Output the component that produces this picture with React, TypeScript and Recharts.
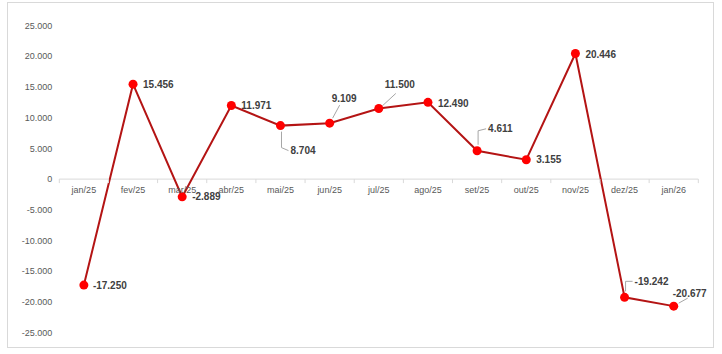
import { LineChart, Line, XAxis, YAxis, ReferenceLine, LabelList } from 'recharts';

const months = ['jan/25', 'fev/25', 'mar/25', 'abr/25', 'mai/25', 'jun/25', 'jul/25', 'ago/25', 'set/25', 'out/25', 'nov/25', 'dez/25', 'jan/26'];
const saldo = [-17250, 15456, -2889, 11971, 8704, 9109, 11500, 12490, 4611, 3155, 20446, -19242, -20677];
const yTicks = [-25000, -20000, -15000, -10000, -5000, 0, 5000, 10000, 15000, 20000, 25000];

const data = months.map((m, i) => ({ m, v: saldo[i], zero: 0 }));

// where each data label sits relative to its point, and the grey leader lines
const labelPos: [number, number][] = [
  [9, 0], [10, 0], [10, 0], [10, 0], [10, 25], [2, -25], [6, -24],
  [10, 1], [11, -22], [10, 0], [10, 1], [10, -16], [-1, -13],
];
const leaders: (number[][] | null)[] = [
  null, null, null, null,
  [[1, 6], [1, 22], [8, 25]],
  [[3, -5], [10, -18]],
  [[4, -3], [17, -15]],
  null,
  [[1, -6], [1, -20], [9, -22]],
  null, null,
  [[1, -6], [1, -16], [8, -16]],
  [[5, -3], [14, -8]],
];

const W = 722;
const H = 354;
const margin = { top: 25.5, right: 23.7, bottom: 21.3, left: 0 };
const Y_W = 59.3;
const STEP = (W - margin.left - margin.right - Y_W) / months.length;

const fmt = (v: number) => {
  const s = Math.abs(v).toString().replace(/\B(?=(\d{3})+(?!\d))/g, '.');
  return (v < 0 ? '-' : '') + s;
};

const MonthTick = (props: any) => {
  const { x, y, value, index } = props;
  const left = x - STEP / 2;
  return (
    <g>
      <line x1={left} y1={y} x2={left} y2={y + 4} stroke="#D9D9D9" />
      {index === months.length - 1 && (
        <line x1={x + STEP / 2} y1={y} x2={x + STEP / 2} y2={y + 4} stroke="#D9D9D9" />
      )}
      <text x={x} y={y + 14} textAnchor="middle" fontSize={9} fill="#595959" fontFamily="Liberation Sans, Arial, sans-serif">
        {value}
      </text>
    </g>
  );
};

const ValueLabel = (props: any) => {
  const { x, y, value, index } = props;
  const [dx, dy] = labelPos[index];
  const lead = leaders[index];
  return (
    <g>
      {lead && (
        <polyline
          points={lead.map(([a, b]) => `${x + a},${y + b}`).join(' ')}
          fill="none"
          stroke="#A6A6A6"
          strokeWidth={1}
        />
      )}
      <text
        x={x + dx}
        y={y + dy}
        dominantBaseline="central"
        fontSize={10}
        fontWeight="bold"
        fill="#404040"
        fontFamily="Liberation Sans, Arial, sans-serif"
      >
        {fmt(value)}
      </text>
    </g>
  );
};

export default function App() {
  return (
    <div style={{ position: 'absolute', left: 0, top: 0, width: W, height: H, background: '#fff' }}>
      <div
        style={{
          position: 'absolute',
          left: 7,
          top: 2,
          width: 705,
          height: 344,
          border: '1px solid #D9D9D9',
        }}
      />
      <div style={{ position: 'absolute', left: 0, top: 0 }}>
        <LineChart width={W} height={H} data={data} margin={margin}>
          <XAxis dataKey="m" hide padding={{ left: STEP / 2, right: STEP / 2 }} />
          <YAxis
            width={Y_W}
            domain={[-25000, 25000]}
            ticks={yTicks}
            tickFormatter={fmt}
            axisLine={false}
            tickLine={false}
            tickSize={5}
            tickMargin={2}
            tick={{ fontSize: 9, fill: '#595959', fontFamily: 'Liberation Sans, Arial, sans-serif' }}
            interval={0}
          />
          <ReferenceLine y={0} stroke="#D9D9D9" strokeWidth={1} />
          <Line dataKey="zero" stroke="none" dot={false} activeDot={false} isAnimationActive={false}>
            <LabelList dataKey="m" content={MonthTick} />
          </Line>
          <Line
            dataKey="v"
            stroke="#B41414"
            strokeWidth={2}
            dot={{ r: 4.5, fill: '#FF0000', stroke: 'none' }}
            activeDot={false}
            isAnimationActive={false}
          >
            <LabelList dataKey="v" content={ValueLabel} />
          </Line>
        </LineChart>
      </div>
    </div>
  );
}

+ + + +

> _WORK TO DO_
Exactly restate the lines from the beginning of the data through the line with "YAxis, ReferenceLine, LabelList", and no others, keeping pictures out.

> _FINISHED TASK_
Output the component that produces this picture with React, TypeScript and Recharts.
import { LineChart, Line, XAxis, YAxis, ReferenceLine, LabelList } from 'recharts';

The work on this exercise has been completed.